● **Data provided**:
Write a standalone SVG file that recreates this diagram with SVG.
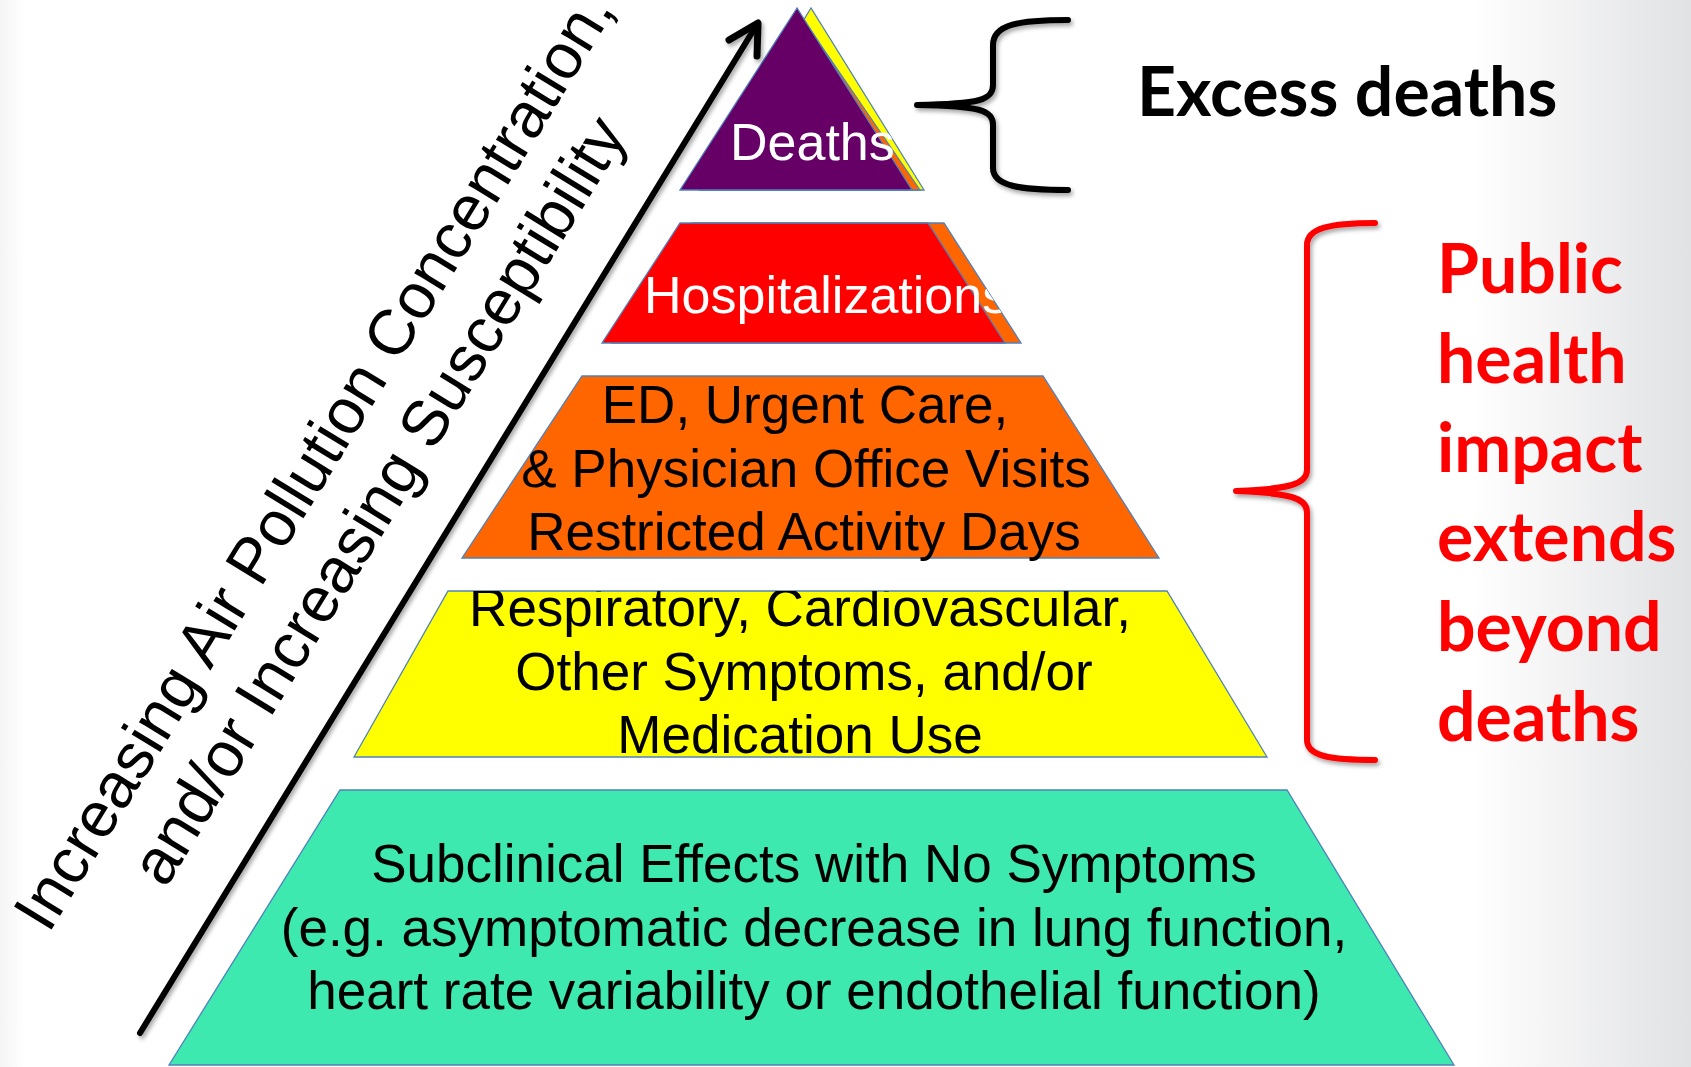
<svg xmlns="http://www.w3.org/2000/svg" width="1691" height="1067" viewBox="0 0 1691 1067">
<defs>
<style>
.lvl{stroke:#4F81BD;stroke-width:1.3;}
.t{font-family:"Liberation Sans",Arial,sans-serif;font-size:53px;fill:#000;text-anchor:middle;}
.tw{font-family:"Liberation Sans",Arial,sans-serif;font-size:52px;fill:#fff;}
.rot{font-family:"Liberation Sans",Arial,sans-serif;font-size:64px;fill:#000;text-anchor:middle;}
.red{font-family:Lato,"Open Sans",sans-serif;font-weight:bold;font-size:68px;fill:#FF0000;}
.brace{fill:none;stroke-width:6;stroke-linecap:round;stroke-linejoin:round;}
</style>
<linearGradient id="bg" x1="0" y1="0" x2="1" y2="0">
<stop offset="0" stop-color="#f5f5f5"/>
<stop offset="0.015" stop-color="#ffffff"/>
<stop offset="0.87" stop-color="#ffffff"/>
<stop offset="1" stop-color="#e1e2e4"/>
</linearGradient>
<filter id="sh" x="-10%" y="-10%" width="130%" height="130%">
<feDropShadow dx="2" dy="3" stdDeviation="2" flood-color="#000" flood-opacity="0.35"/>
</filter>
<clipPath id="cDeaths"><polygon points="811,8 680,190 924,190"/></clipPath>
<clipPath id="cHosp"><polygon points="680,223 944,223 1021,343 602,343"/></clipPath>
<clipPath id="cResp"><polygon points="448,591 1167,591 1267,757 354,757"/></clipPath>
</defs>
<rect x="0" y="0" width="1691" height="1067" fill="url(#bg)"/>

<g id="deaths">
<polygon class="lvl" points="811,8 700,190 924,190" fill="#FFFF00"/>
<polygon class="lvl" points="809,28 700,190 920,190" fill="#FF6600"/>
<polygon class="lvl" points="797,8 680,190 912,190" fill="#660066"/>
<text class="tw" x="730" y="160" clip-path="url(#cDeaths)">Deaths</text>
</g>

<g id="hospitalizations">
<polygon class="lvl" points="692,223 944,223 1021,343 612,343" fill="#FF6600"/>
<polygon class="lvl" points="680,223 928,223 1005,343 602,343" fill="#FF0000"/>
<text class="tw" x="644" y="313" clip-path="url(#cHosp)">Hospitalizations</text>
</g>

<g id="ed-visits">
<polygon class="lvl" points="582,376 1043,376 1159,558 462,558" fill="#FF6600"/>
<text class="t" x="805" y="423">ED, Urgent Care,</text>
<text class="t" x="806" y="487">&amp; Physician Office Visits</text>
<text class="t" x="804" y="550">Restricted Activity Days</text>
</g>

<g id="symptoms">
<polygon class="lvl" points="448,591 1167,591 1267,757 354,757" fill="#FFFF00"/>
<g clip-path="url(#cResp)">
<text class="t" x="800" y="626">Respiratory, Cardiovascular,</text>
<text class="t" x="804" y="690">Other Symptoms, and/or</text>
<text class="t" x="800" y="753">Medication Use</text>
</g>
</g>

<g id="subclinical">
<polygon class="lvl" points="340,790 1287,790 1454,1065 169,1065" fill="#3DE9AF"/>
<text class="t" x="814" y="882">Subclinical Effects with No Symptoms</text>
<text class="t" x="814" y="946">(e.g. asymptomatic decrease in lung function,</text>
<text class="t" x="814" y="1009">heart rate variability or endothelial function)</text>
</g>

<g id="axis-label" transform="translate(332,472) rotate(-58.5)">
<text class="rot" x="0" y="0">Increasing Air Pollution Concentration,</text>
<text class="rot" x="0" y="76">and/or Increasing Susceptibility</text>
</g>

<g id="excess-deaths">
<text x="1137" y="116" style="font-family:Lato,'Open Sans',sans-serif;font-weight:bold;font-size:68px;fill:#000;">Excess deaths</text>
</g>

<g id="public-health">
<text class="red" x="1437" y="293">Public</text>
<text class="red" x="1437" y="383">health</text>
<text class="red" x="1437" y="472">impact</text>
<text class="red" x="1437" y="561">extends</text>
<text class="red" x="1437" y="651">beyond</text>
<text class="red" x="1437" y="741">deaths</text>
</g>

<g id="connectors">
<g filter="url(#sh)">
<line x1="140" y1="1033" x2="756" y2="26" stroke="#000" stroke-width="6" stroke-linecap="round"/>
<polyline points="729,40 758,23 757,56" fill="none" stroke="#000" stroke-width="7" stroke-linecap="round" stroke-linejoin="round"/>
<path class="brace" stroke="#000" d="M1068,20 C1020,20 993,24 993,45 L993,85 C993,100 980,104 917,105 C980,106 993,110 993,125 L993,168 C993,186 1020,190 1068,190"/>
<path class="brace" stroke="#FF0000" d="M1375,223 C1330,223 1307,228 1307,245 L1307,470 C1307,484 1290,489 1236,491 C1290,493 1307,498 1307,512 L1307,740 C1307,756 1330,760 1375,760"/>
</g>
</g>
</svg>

● **Exercise task**: Quote the material exactly. Pictures stay out.

● **Complete output**:
Write a standalone SVG file that recreates this diagram with SVG.
<svg xmlns="http://www.w3.org/2000/svg" width="1691" height="1067" viewBox="0 0 1691 1067">
<defs>
<style>
.lvl{stroke:#4F81BD;stroke-width:1.3;}
.t{font-family:"Liberation Sans",Arial,sans-serif;font-size:53px;fill:#000;text-anchor:middle;}
.tw{font-family:"Liberation Sans",Arial,sans-serif;font-size:52px;fill:#fff;}
.rot{font-family:"Liberation Sans",Arial,sans-serif;font-size:64px;fill:#000;text-anchor:middle;}
.red{font-family:Lato,"Open Sans",sans-serif;font-weight:bold;font-size:68px;fill:#FF0000;}
.brace{fill:none;stroke-width:6;stroke-linecap:round;stroke-linejoin:round;}
</style>
<linearGradient id="bg" x1="0" y1="0" x2="1" y2="0">
<stop offset="0" stop-color="#f5f5f5"/>
<stop offset="0.015" stop-color="#ffffff"/>
<stop offset="0.87" stop-color="#ffffff"/>
<stop offset="1" stop-color="#e1e2e4"/>
</linearGradient>
<filter id="sh" x="-10%" y="-10%" width="130%" height="130%">
<feDropShadow dx="2" dy="3" stdDeviation="2" flood-color="#000" flood-opacity="0.35"/>
</filter>
<clipPath id="cDeaths"><polygon points="811,8 680,190 924,190"/></clipPath>
<clipPath id="cHosp"><polygon points="680,223 944,223 1021,343 602,343"/></clipPath>
<clipPath id="cResp"><polygon points="448,591 1167,591 1267,757 354,757"/></clipPath>
</defs>
<rect x="0" y="0" width="1691" height="1067" fill="url(#bg)"/>

<g id="deaths">
<polygon class="lvl" points="811,8 700,190 924,190" fill="#FFFF00"/>
<polygon class="lvl" points="809,28 700,190 920,190" fill="#FF6600"/>
<polygon class="lvl" points="797,8 680,190 912,190" fill="#660066"/>
<text class="tw" x="730" y="160" clip-path="url(#cDeaths)">Deaths</text>
</g>

<g id="hospitalizations">
<polygon class="lvl" points="692,223 944,223 1021,343 612,343" fill="#FF6600"/>
<polygon class="lvl" points="680,223 928,223 1005,343 602,343" fill="#FF0000"/>
<text class="tw" x="644" y="313" clip-path="url(#cHosp)">Hospitalizations</text>
</g>

<g id="ed-visits">
<polygon class="lvl" points="582,376 1043,376 1159,558 462,558" fill="#FF6600"/>
<text class="t" x="805" y="423">ED, Urgent Care,</text>
<text class="t" x="806" y="487">&amp; Physician Office Visits</text>
<text class="t" x="804" y="550">Restricted Activity Days</text>
</g>

<g id="symptoms">
<polygon class="lvl" points="448,591 1167,591 1267,757 354,757" fill="#FFFF00"/>
<g clip-path="url(#cResp)">
<text class="t" x="800" y="626">Respiratory, Cardiovascular,</text>
<text class="t" x="804" y="690">Other Symptoms, and/or</text>
<text class="t" x="800" y="753">Medication Use</text>
</g>
</g>

<g id="subclinical">
<polygon class="lvl" points="340,790 1287,790 1454,1065 169,1065" fill="#3DE9AF"/>
<text class="t" x="814" y="882">Subclinical Effects with No Symptoms</text>
<text class="t" x="814" y="946">(e.g. asymptomatic decrease in lung function,</text>
<text class="t" x="814" y="1009">heart rate variability or endothelial function)</text>
</g>

<g id="axis-label" transform="translate(332,472) rotate(-58.5)">
<text class="rot" x="0" y="0">Increasing Air Pollution Concentration,</text>
<text class="rot" x="0" y="76">and/or Increasing Susceptibility</text>
</g>

<g id="excess-deaths">
<text x="1137" y="116" style="font-family:Lato,'Open Sans',sans-serif;font-weight:bold;font-size:68px;fill:#000;">Excess deaths</text>
</g>

<g id="public-health">
<text class="red" x="1437" y="293">Public</text>
<text class="red" x="1437" y="383">health</text>
<text class="red" x="1437" y="472">impact</text>
<text class="red" x="1437" y="561">extends</text>
<text class="red" x="1437" y="651">beyond</text>
<text class="red" x="1437" y="741">deaths</text>
</g>

<g id="connectors">
<g filter="url(#sh)">
<line x1="140" y1="1033" x2="756" y2="26" stroke="#000" stroke-width="6" stroke-linecap="round"/>
<polyline points="729,40 758,23 757,56" fill="none" stroke="#000" stroke-width="7" stroke-linecap="round" stroke-linejoin="round"/>
<path class="brace" stroke="#000" d="M1068,20 C1020,20 993,24 993,45 L993,85 C993,100 980,104 917,105 C980,106 993,110 993,125 L993,168 C993,186 1020,190 1068,190"/>
<path class="brace" stroke="#FF0000" d="M1375,223 C1330,223 1307,228 1307,245 L1307,470 C1307,484 1290,489 1236,491 C1290,493 1307,498 1307,512 L1307,740 C1307,756 1330,760 1375,760"/>
</g>
</g>
</svg>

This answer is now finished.